Les attentats continueront tant qu’il subsistera aussi une
certaine indulgence à l’égard des criminels qui en sont les auteurs. Il suffit
de relever les réactions des uns et des autres pour découvrir, effaré, que les
théories du complot n’ont jamais été aussi populaires. Par classes entières,
des adolescents sont convaincus que les attentats de Paris ou de Bruxelles ne
sont pas l’œuvre de Daech. Leurs aînés sont encore plus virulents dans la
dénonciation de ce qui ne serait qu’une immense manipulation américano-sioniste.
Tant que la réalité sera niée par les populations de confession ou de cultures
musulmanes, les brèches dans la raison commune persisteront et il se trouvera toujours
des gens pour attenter sans aucun remord à la vie d’autrui.

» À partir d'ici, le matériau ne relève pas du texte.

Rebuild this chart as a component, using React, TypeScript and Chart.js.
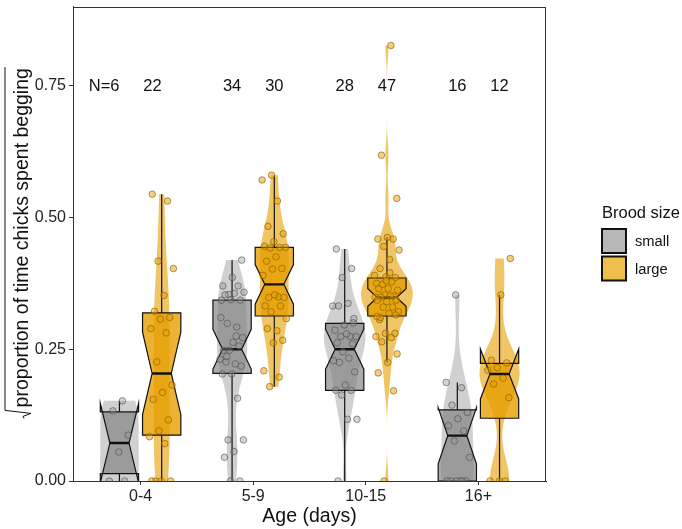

L’Europe de l’ouest va au-devant de jours difficiles. La
cohésion de ce continent, le « vivre ensemble » de ses multiples
composantes humaines, son modèle social, tout cela est menacé. La réponse
sécuritaire est nécessaire. On notera d’ailleurs qu’elle est minée par un manque
de moyens qui résulte de décennies de politiques économiques bâtie autour du
culte de la réduction des dépenses publiques et de la nécessaire rémunération
des actionnaires (sinon comment expliquer que des aéroports et des gares
rechignent à installer des portiques et des scanners et cela contrairement à ce
qui existe en Asie ou en Afrique ?).
Mais la force seule ne suffira pas. On attend encore la
révolution que constituerait une remise en cause rigoureuse des politiques
d’intervention des Européens au Proche-Orient. Cela, en attendant aussi un
règlement de la question palestinienne qui demeure la mère de toutes les
frustrations dans le monde arabe et au sein des communautés européennes
d’origine maghrébine ou proche-orientale.